>3TB HDD with SATA and/or USB3.0
HDDs are so cheap these days. You can get 4-6TB drives from Western Digital and Seagate for under $150. Affordable and high-volume. Sounds appealing. You could set up a RAID quite affordably, but that's not going to be very portable.
This is my go-to storage solution. They come with a limited 1 year hardware replacement warranty. But you have to foot the bill for data recovery, which isn't guaranteed to work. They're frequently problematic and unreliable. They typically fail completely within a few years. This seems to be intentional - i.e. designed to fail.
They used to be much more reliable ten years ago, but then again they were only about 256-500GB back then. Back then, they used to be regular, internal-style SATA HDDs with a Mini-USB adapter on a separate PCB, all bundled into a fancy enclosure. This made them very easy to troubleshoot, and you could get a generic adapter online for about $10. Now they're all on a single board with a proprietary adapter, and if you manage to separate them, surprise; the whole drive is encrypted at that level now anyway, because that's totally necessary for the average consumer.
2.5" Solid State Drives
Prices for these are all over the place, but they're not cheap. @ ~6Gb/s: 4TB Samsung for ~$1,000. 2 TB Crucial for ~$500. 1TB WD Blue, SanDisk, Samsung Portable for ~$300. They're quick, they live a long time, I don't know the warranties because they're kind of expensive, so I don't buy a lot of them. But they're pretty great.
>100GB SD & Micro-SD Cards
I like SanDisk Ultra, Extreme, and Extreme Pro; 128-256GB Micro SD cards with the regular SD adapter that most modern Digital SLR and Mirrorless cameras use. You can usually get them for under $200
They're fast, reliable, have no moving parts, come with a 10 year warranty, and you can probably count on them lasting significantly longer than your lifetime if you look after them and store them well.
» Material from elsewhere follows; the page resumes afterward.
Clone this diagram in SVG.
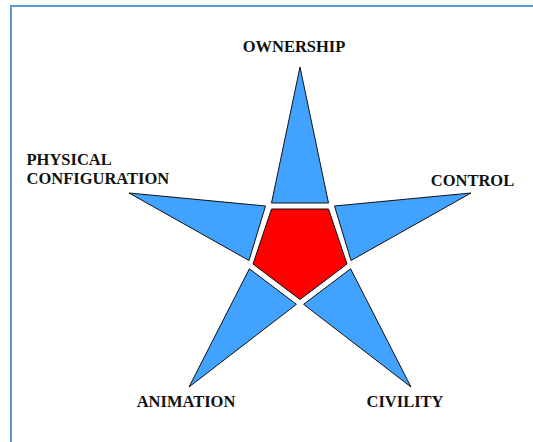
<svg xmlns="http://www.w3.org/2000/svg" width="533" height="442" viewBox="0 0 533 442">
<style>
.arm{fill:#41a3ff;stroke:#111;stroke-width:1;stroke-linejoin:miter}
.core{fill:#ff0000;stroke:#111;stroke-width:1}
.frame{fill:none;stroke:#5b9bd5;stroke-width:2}
text{font-family:Times New Roman, Liberation Serif, serif;font-weight:700;font-size:16.5px;fill:#111}
</style>
<rect width="533" height="442" fill="#fff"/>
<path class="frame" d="M11,442 V6 H533"/>
<g id="core"><polygon class="core" points="271.5,209 328.5,209 347,264 300,299.5 253,264"/></g>
<g id="ownership">
<polygon class="arm" points="300,67 328.5,203 271.5,203"/>
<text x="294" y="52" text-anchor="middle">OWNERSHIP</text>
</g>
<g id="physical-configuration">
<polygon class="arm" points="129,193 265.5,206 249,260.5"/>
<text x="26.5" y="165">PHYSICAL</text>
<text x="26.5" y="183.5">CONFIGURATION</text>
</g>
<g id="control">
<polygon class="arm" points="471,193 334.5,206 351,260.5"/>
<text x="472.5" y="186" text-anchor="middle">CONTROL</text>
</g>
<g id="animation">
<polygon class="arm" points="189,387 249.4,268.8 296.4,304.3"/>
<text x="186" y="407" text-anchor="middle">ANIMATION</text>
</g>
<g id="civility">
<polygon class="arm" points="411,387 350.6,268.8 303.6,304.3"/>
<text x="405" y="407" text-anchor="middle">CIVILITY</text>
</g>
<g id="connectors"/>
</svg>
Personally, I love Pelican cases for hardware storage and transport. And I like their CF & SD card storage cases. Other brands with similar products include Neewer, Honsky, Kupton, etc. Check Amazon.
If it were more cost effective, I would just use these. All day, every day. One card per project. Labels. Colour coded. Pelican cases. Wall safe. Problem solved. But it quickly adds up. So I use these for their speed, transfer images, and re-use them over and over again.
Cloud Storage
Storage solutions by Google, Dropbox, Adobe, and probably a hundred others; are super convenient and super reliable. They seem inexpensive, but it adds up eventually, and that cost is recurring. And I don't know what happens to your data when you can't afford to keep making those payments. Sounds dicey.
The Question
So, what's a reliable, cost-effective solution to the modern photographers data storage problem?